To move consumers to the consideration stage, use influencers to teach those seeking to learn more. Use public relations to make the brand part of the news, whether through traditional, social, or blogger channels. Engage the online user review sites like Yelp, Trip Advisor, or review sites.
For more complex or higher risk purchase decisions, consumers will rely on search for almost everything, even if to confirm what makes sense. Marketers can use search sites, such as Google, expert review sites, and online content, or long copy print media. The brand website comes into play and should include the right information to close off gaps or doubts, then move consumers towards the purchase decision.
Trigger action
Your media plan should look at options to help trigger purchase, include point-of-sale advertising, with in-store signage, displays, and sales materials to prompt consumers at the purchase moment. Remarketing is a great tool to push consumers who might feel stuck at the consideration stage to reconsider and buy.
After the purchase, turn usage into a ritual among your most loyal users.

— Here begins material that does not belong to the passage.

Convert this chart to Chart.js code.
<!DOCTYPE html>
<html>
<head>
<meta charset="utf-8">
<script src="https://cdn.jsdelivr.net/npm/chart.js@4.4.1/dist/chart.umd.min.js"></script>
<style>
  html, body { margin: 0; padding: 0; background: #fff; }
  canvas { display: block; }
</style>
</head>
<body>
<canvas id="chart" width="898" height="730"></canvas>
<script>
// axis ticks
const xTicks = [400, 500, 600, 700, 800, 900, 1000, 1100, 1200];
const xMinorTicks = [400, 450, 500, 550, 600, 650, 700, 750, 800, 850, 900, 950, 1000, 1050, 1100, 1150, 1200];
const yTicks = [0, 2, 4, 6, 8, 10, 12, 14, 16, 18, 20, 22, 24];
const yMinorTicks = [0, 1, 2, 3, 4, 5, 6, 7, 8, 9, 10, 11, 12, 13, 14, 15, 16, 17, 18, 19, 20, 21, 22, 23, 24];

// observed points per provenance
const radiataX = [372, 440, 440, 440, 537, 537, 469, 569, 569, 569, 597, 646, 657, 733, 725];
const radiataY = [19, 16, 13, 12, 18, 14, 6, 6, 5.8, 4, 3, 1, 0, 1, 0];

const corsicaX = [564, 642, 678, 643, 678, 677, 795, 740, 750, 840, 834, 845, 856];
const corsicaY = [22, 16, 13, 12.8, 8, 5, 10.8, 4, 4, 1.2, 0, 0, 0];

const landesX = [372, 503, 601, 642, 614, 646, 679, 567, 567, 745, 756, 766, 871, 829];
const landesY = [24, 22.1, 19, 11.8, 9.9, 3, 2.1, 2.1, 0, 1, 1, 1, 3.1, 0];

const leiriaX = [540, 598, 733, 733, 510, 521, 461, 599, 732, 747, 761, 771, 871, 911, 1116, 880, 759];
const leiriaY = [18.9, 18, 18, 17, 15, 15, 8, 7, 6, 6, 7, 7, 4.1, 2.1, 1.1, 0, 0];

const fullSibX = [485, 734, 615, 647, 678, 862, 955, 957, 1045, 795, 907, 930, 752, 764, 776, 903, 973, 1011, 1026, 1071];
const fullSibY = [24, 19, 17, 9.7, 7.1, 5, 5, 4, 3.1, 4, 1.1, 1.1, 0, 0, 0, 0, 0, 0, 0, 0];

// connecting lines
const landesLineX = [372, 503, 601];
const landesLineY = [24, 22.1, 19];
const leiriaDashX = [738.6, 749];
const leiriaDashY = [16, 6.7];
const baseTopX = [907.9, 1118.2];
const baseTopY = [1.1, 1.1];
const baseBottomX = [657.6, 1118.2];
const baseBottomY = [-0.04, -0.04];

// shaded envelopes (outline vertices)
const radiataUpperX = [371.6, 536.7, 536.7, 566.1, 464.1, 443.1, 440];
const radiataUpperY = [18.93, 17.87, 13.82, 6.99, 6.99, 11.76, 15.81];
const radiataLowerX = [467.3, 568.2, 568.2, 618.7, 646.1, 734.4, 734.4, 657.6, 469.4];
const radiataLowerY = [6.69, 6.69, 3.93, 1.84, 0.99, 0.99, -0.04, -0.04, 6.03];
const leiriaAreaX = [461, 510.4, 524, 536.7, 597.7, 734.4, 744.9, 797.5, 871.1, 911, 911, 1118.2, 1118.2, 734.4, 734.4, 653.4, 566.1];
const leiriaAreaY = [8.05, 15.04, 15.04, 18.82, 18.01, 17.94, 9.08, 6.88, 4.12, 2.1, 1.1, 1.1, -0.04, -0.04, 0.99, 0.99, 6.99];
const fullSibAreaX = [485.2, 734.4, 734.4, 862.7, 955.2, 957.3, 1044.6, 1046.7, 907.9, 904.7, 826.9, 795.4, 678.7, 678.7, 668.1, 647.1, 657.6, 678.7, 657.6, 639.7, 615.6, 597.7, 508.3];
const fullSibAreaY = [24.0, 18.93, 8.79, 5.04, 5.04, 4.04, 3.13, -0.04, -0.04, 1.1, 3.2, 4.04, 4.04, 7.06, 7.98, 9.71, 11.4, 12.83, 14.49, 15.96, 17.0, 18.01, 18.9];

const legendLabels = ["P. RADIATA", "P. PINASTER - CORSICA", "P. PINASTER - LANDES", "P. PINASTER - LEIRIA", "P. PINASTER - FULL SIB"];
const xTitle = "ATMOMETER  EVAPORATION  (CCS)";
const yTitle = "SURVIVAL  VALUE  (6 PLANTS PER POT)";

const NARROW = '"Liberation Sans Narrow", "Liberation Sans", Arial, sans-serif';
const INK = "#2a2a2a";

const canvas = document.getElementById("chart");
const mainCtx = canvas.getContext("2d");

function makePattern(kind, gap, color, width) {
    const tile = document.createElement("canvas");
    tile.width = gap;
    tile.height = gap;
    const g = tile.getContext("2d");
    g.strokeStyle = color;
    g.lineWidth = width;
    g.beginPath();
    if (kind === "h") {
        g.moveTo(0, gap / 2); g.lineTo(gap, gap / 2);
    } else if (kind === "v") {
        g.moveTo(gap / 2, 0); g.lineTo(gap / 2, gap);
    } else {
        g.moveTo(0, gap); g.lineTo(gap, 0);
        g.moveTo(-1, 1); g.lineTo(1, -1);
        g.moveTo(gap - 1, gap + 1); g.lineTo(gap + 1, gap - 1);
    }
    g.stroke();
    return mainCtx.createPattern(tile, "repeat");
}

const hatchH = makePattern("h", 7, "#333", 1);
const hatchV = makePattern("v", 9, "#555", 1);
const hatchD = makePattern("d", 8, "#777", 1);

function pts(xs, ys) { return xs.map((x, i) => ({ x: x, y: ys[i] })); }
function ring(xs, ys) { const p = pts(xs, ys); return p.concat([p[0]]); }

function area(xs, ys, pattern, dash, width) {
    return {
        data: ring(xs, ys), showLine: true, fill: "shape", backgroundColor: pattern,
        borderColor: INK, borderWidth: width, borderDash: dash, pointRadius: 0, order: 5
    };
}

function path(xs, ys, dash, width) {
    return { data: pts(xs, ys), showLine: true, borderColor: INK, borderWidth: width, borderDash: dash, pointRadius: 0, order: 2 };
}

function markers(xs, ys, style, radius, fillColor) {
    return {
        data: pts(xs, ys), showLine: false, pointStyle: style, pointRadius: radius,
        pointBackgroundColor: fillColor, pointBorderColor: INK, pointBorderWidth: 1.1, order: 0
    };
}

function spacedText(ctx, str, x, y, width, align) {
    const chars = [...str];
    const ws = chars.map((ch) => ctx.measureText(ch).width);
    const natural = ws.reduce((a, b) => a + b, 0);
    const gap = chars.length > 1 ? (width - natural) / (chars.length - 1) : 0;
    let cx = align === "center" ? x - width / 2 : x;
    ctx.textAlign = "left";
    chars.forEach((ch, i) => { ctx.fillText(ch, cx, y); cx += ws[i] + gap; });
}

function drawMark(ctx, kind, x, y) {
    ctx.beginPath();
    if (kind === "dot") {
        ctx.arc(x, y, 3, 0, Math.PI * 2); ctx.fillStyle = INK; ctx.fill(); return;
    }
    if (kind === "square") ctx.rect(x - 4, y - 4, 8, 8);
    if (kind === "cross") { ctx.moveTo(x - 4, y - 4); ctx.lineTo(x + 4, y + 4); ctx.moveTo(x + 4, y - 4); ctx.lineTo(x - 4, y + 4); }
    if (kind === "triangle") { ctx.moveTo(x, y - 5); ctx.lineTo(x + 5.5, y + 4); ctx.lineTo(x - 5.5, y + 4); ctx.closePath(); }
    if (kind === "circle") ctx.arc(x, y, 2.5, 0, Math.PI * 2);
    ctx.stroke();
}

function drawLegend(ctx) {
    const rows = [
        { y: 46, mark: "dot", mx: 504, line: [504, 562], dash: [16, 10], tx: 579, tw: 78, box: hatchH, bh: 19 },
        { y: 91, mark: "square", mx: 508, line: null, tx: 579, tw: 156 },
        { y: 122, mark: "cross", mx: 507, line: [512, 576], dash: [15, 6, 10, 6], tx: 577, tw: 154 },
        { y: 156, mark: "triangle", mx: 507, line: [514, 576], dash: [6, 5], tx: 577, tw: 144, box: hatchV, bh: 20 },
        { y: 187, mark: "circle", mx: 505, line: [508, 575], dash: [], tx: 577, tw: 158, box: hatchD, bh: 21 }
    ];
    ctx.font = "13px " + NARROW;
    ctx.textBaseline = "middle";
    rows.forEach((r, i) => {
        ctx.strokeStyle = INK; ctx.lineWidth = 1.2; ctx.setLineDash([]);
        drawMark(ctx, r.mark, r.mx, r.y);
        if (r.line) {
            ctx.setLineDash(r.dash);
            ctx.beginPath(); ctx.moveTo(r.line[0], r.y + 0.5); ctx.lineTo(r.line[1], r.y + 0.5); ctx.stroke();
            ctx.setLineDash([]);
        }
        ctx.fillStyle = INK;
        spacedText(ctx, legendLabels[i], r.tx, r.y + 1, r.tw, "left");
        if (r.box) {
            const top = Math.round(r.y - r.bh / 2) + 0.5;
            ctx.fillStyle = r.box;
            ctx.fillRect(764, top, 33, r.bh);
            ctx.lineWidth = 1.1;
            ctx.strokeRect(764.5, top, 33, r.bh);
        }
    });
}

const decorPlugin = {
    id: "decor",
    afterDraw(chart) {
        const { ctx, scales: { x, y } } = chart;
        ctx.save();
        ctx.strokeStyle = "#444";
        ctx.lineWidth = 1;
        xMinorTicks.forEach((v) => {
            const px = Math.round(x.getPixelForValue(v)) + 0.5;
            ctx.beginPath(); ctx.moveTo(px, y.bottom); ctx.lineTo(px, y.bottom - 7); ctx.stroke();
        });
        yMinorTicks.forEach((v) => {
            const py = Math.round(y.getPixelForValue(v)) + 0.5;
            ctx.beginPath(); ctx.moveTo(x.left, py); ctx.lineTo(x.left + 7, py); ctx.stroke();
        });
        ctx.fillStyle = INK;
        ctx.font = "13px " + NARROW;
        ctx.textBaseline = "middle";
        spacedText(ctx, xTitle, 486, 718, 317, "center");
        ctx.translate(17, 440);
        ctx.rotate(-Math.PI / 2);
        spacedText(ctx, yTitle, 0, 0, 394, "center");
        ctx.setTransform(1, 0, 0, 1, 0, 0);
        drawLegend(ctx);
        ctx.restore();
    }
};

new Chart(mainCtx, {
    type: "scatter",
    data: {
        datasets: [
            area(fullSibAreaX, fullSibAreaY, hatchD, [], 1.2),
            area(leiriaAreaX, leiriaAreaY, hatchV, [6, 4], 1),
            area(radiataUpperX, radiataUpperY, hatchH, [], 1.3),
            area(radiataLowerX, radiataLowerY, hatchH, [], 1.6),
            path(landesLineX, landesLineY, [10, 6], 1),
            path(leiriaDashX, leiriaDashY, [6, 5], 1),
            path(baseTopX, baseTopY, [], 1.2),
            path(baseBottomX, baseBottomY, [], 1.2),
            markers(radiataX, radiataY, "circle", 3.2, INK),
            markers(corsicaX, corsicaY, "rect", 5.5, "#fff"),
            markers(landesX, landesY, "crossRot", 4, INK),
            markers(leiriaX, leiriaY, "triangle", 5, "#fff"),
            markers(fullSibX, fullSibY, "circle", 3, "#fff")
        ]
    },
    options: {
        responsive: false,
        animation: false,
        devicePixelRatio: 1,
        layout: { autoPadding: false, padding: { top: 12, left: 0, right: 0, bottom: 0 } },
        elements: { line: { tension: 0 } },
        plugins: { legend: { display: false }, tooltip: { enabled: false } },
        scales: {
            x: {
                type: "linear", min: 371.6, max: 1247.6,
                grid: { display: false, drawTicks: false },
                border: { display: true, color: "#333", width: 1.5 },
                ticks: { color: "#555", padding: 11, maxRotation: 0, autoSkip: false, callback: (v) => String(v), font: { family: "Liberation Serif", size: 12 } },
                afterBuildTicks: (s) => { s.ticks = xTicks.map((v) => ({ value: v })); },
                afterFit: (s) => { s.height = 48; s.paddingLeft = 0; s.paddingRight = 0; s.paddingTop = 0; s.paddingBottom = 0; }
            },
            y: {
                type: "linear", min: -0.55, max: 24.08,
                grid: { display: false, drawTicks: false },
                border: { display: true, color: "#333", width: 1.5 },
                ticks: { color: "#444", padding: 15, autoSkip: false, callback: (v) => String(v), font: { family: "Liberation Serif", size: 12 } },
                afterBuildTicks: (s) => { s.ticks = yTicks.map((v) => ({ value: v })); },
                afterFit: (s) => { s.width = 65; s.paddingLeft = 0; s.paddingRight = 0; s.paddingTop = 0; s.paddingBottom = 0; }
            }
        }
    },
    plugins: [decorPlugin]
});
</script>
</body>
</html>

Cultivate a collection of brand fans, using VIP programs and experiential events with exclusive deals — layer in emotional advertising to tighten the bond.
Once you have a strong base, you can use your media plan to mobilize your brand lovers, by intentionally creating shareable experiences, which will trigger brand lovers to share with their network through social media. With the new social media tools, the smartest brands are getting their most engaged consumers to drive awareness.
Your media plan should map out where your consumer open to listening
Use your media plan to place your media on the part of the consumer’s life where they will watch, listen, learn, engage, decide, and act. Align with life moments, whether they are parts of the day, the week, the year, or even milestone moments in their life.